Goal:
Only the lines from the top of the records below through the line containing "const triaxTextB = ['Triaxial" should be printed, exactly and without pictures.

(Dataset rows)
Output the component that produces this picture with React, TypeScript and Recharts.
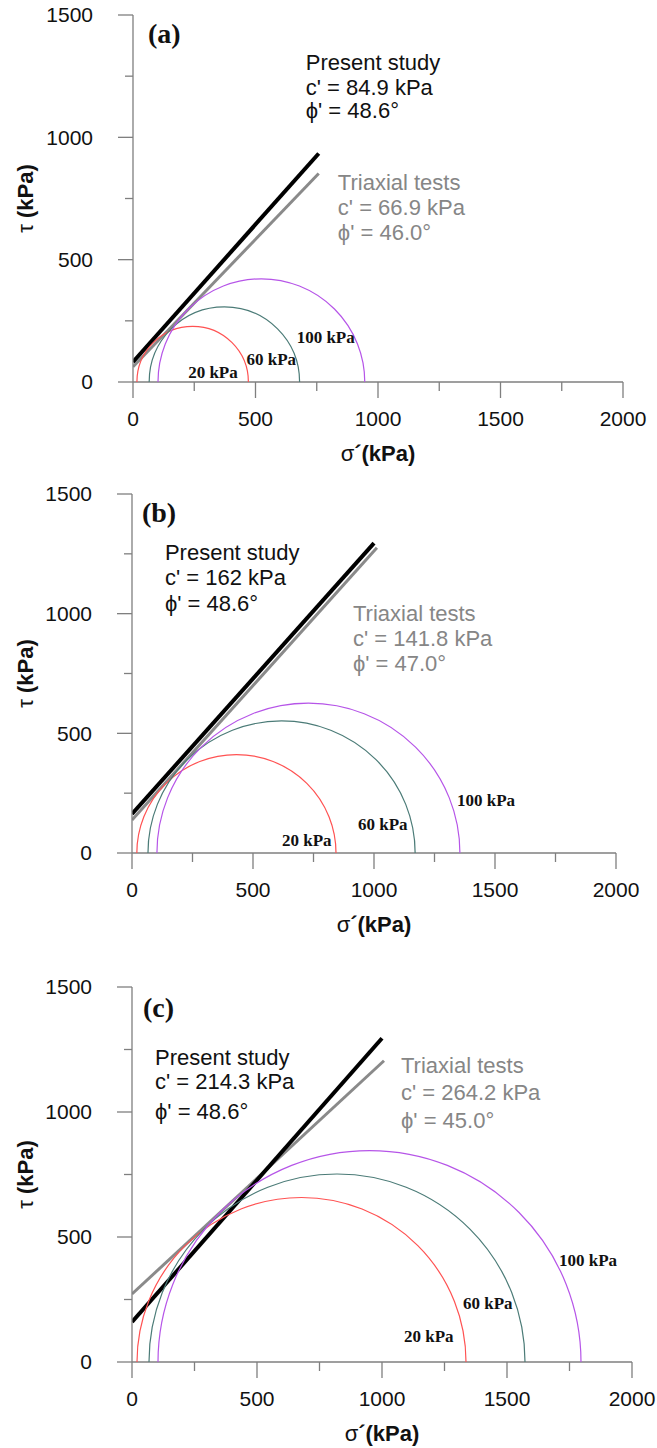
import React from 'react'
import { ComposedChart, XAxis, YAxis, Line, Scatter, ReferenceDot } from 'recharts'

// shared axis ticks (kPa)
const xTicks = [0, 250, 500, 750, 1000, 1250, 1500, 1750, 2000]
const yTicks = [0, 250, 500, 750, 1000, 1250, 1500]
const circleNames = ['20 kPa', '60 kPa', '100 kPa']

// (a) Mohr circles: sigma3 / sigma1 per confining pressure
const sigma3A = [16, 66, 102]
const sigma1A = [471, 680, 946]
const presentSigA = [0, 758]
const presentTauA = [82, 934]
const triaxSigA = [0, 758]
const triaxTauA = [62, 852]
const presentTextA = ['Present study', "c' = 84.9 kPa", "ϕ' = 48.6°"]
const triaxTextA = ['Triaxial tests', "c' = 66.9 kPa", "ϕ' = 46.0°"]

// (b)
const sigma3B = [20, 66, 103]
const sigma1B = [843, 1170, 1355]
const presentSigB = [0, 1000]
const presentTauB = [163, 1295]
const triaxSigB = [0, 1012]
const triaxTauB = [138, 1275]
const presentTextB = ['Present study', "c' = 162 kPa", "ϕ' = 48.6°"]
const triaxTextB = ['Triaxial tests', "c' = 141.8 kPa", "ϕ' = 47.0°"]

// (c)
const sigma3C = [20, 68, 104]
const sigma1C = [1336, 1572, 1796]
const presentSigC = [0, 1000]
const presentTauC = [160, 1295]
const triaxSigC = [0, 1008]
const triaxTauC = [272, 1205]
const presentTextC = ['Present study', "c' = 214.3 kPa", "ϕ' = 48.6°"]
const triaxTextC = ['Triaxial tests', "c' = 264.2 kPa", "ϕ' = 45.0°"]

const AXIS = '#7f7f7f'
const GREY_TEXT = '#868686'
const circleColors = ['#ff5252', '#4b7b77', '#b655e8']
const SANS = '"Liberation Sans", Arial, sans-serif'
const SERIF = '"Liberation Serif", "Times New Roman", serif'

const toPoints = (xs: number[], ys: number[]) => xs.map((x, i) => ({ x, y: ys[i] }))

// a Mohr circle from its two principal stresses: both ends on the axis + the top
const circlePoints = (s3: number, s1: number) => [
  { x: s3, y: 0 },
  { x: (s3 + s1) / 2, y: (s1 - s3) / 2 },
  { x: s1, y: 0 },
]

const arcLine = (color: string) => (props: any) => {
  const pts = [...(props.points || [])].sort((a: any, b: any) => a.x - b.x)
  if (pts.length < 3) return <g />
  const [l, t, r] = pts
  const rx = (r.x - l.x) / 2
  const ry = l.y - t.y
  return (
    <path
      d={`M${l.x},${l.y} A${rx},${ry} 0 0 1 ${r.x},${r.y}`}
      fill="none"
      stroke={color}
      strokeWidth={1.2}
    />
  )
}

const emptyShape = () => <g />

const YTick = (props: any) => {
  const { x, y, payload } = props
  const major = payload.value % 500 === 0
  return (
    <g>
      <line x1={x - (major ? 15 : 8)} x2={x} y1={y} y2={y} stroke={AXIS} strokeWidth={1.3} />
      {major && (
        <text x={x - 40} y={y} dy="0.35em" textAnchor="end" fontFamily={SANS} fontSize={21} fill="#111">
          {payload.value}
        </text>
      )}
    </g>
  )
}

const XTick = (props: any) => {
  const { x, y, payload } = props
  const major = payload.value % 500 === 0
  return (
    <g>
      <line x1={x} x2={x} y1={y} y2={y + (major ? 16 : 9)} stroke={AXIS} strokeWidth={1.3} />
      {major && (
        <text x={x} y={y + 37} dy="0.35em" textAnchor="middle" fontFamily={SANS} fontSize={21} fill="#111">
          {payload.value}
        </text>
      )}
    </g>
  )
}

const yTitle = (props: any) => {
  const vb = props.viewBox || {}
  const cx = 25
  const cy = vb.y + vb.height / 2
  return (
    <text
      x={cx}
      y={cy}
      dy="0.35em"
      textAnchor="middle"
      transform={`rotate(-90 ${cx} ${cy})`}
      fontFamily={SANS}
      fontSize={22}
      fill="#111"
    >
      <tspan>τ</tspan>
      <tspan fontWeight="bold"> (kPa)</tspan>
    </text>
  )
}

const xTitle = (props: any) => {
  const vb = props.viewBox || {}
  return (
    <text x={vb.x + vb.width / 2} y={vb.y + 71} dy="0.35em" textAnchor="middle" fontFamily={SANS} fontSize={22} fill="#111">
      <tspan>σ</tspan>
      <tspan fontWeight="bold">´(kPa)</tspan>
    </text>
  )
}

const textBlock = (lines: string[], gaps: number[], color: string) => (p: any) => (
  <text x={p.cx} y={p.cy} fill={color} fontFamily={SANS} fontSize={22}>
    {lines.map((s, i) => (
      <tspan key={i} x={p.cx} dy={i === 0 ? '0.35em' : gaps[i - 1]}>
        {s}
      </tspan>
    ))}
  </text>
)

const tagShape = (tag: string) => (p: any) => (
  <text x={p.cx} y={p.cy} dy="0.35em" fontFamily={SERIF} fontWeight="bold" fontSize={28} fill="#111">
    {tag}
  </text>
)

const circleLabelShape = (name: string) => (p: any) => (
  <text x={p.cx} y={p.cy} dy="0.33em" fontFamily={SERIF} fontWeight="bold" fontSize={17} fill="#111">
    {name}
  </text>
)

const panels = [
  {
    tag: '(a)',
    top: 0,
    height: 475,
    margin: { top: 15, right: 34, left: 0, bottom: 0 },
    yAxisWidth: 133,
    xAxisHeight: 93,
    sigma3: sigma3A,
    sigma1: sigma1A,
    present: toPoints(presentSigA, presentTauA),
    triax: toPoints(triaxSigA, triaxTauA),
    presentText: presentTextA,
    triaxText: triaxTextA,
    tagAt: [61, 1426],
    presentAt: [705, 1308],
    presentGaps: [25, 23],
    triaxAt: [836, 817],
    triaxGaps: [25, 25],
    labelAt: [[225, 41], [463, 94], [668, 184]],
  },
  {
    tag: '(b)',
    top: 475,
    height: 470,
    margin: { top: 19, right: 41, left: 0, bottom: 0 },
    yAxisWidth: 132,
    xAxisHeight: 92,
    sigma3: sigma3B,
    sigma1: sigma1B,
    present: toPoints(presentSigB, presentTauB),
    triax: toPoints(triaxSigB, triaxTauB),
    presentText: presentTextB,
    triaxText: triaxTextB,
    tagAt: [41, 1425],
    presentAt: [136, 1258],
    presentGaps: [25, 26],
    triaxAt: [913, 1003],
    triaxGaps: [25, 25],
    labelAt: [[620, 54], [934, 121], [1343, 221]],
  },
  {
    tag: '(c)',
    top: 945,
    height: 503,
    margin: { top: 42, right: 25, left: 0, bottom: 0 },
    yAxisWidth: 132,
    xAxisHeight: 86,
    sigma3: sigma3C,
    sigma1: sigma1C,
    present: toPoints(presentSigC, presentTauC),
    triax: toPoints(triaxSigC, triaxTauC),
    presentText: presentTextC,
    triaxText: triaxTextC,
    tagAt: [44, 1420],
    presentAt: [92, 1220],
    presentGaps: [24, 30],
    triaxAt: [1076, 1188],
    triaxGaps: [27, 28],
    labelAt: [[1088, 104], [1324, 236], [1708, 408]],
  },
]

function MohrPanel({ p }: { p: (typeof panels)[number] }) {
  return (
    <div style={{ position: 'absolute', left: 0, top: p.top }}>
      <ComposedChart width={657} height={p.height} margin={p.margin}>
        <XAxis
          type="number"
          dataKey="x"
          domain={[0, 2000]}
          ticks={xTicks}
          interval={0}
          allowDataOverflow
          height={p.xAxisHeight}
          tickSize={0}
          tickMargin={0}
          tickLine={false}
          tick={<XTick />}
          axisLine={{ stroke: AXIS, strokeWidth: 1.3 }}
          label={xTitle}
        />
        <YAxis
          type="number"
          dataKey="y"
          domain={[0, 1500]}
          ticks={yTicks}
          interval={0}
          allowDataOverflow
          width={p.yAxisWidth}
          tickSize={0}
          tickMargin={0}
          tickLine={false}
          tick={<YTick />}
          axisLine={{ stroke: AXIS, strokeWidth: 1.3 }}
          label={yTitle}
        />
        {p.sigma3.map((s3, i) => (
          <Scatter
            key={circleNames[i]}
            name={circleNames[i]}
            data={circlePoints(s3, p.sigma1[i])}
            dataKey="y"
            fill={circleColors[i]}
            shape={emptyShape}
            line={arcLine(circleColors[i])}
            isAnimationActive={false}
          />
        ))}
        <Line
          data={p.triax}
          dataKey="y"
          type="linear"
          stroke="#8a8a8a"
          strokeWidth={3}
          dot={false}
          activeDot={false}
          isAnimationActive={false}
        />
        <Line
          data={p.present}
          dataKey="y"
          type="linear"
          stroke="#000"
          strokeWidth={4}
          dot={false}
          activeDot={false}
          isAnimationActive={false}
        />
        {p.labelAt.map(([x, y], i) => (
          <ReferenceDot key={'lbl' + i} x={x} y={y} r={0} shape={circleLabelShape(circleNames[i])} />
        ))}
        <ReferenceDot x={p.tagAt[0]} y={p.tagAt[1]} r={0} shape={tagShape(p.tag)} />
        <ReferenceDot
          x={p.presentAt[0]}
          y={p.presentAt[1]}
          r={0}
          shape={textBlock(p.presentText, p.presentGaps, '#111')}
        />
        <ReferenceDot
          x={p.triaxAt[0]}
          y={p.triaxAt[1]}
          r={0}
          shape={textBlock(p.triaxText, p.triaxGaps, GREY_TEXT)}
        />
      </ComposedChart>
    </div>
  )
}

export default function App() {
  return (
    <div style={{ position: 'absolute', left: 0, top: 0, width: 657, height: 1448, background: '#fff' }}>
      {panels.map((p) => (
        <MohrPanel key={p.tag} p={p} />
      ))}
    </div>
  )
}
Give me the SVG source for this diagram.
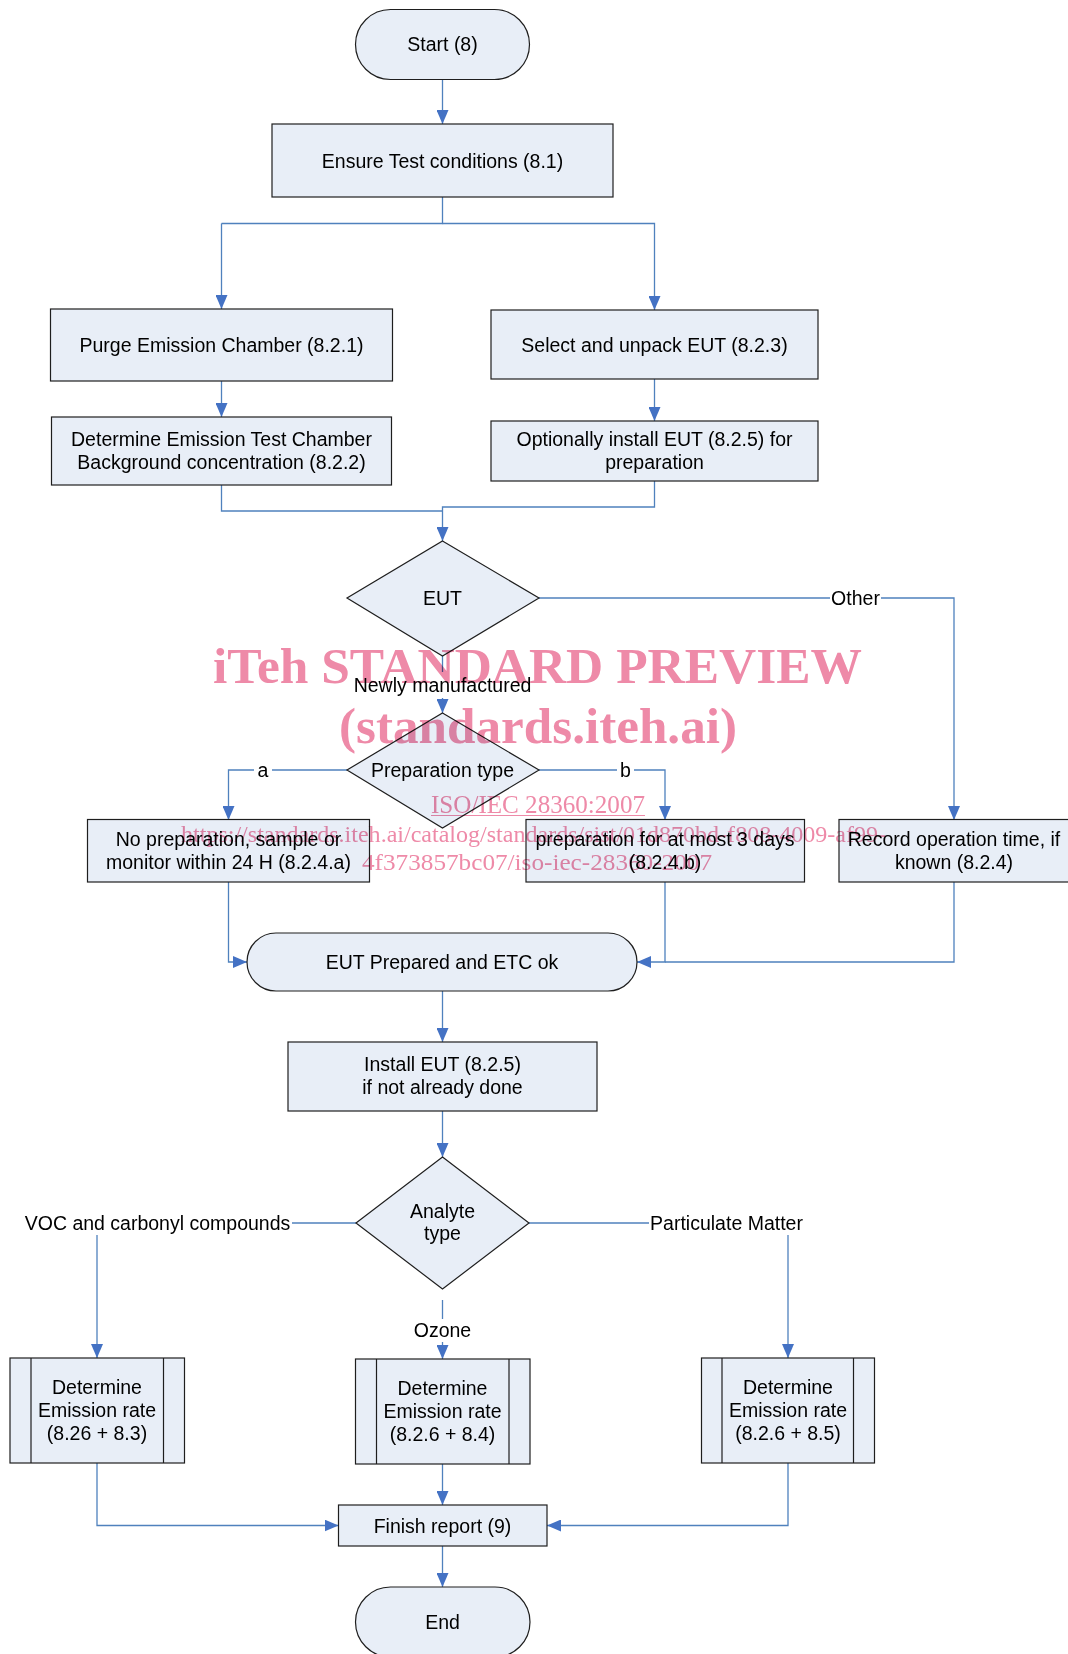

Task result:
Output the component that produces this picture with React, TypeScript and Recharts.
import React from 'react'
import { ComposedChart, XAxis, YAxis, Line, Scatter, ReferenceDot } from 'recharts'

// shared axis ticks (kPa)
const xTicks = [0, 250, 500, 750, 1000, 1250, 1500, 1750, 2000]
const yTicks = [0, 250, 500, 750, 1000, 1250, 1500]
const circleNames = ['20 kPa', '60 kPa', '100 kPa']

// (a) Mohr circles: sigma3 / sigma1 per confining pressure
const sigma3A = [16, 66, 102]
const sigma1A = [471, 680, 946]
const presentSigA = [0, 758]
const presentTauA = [82, 934]
const triaxSigA = [0, 758]
const triaxTauA = [62, 852]
const presentTextA = ['Present study', "c' = 84.9 kPa", "ϕ' = 48.6°"]
const triaxTextA = ['Triaxial tests', "c' = 66.9 kPa", "ϕ' = 46.0°"]

// (b)
const sigma3B = [20, 66, 103]
const sigma1B = [843, 1170, 1355]
const presentSigB = [0, 1000]
const presentTauB = [163, 1295]
const triaxSigB = [0, 1012]
const triaxTauB = [138, 1275]
const presentTextB = ['Present study', "c' = 162 kPa", "ϕ' = 48.6°"]
const triaxTextB = ['Triaxial tests', "c' = 141.8 kPa", "ϕ' = 47.0°"]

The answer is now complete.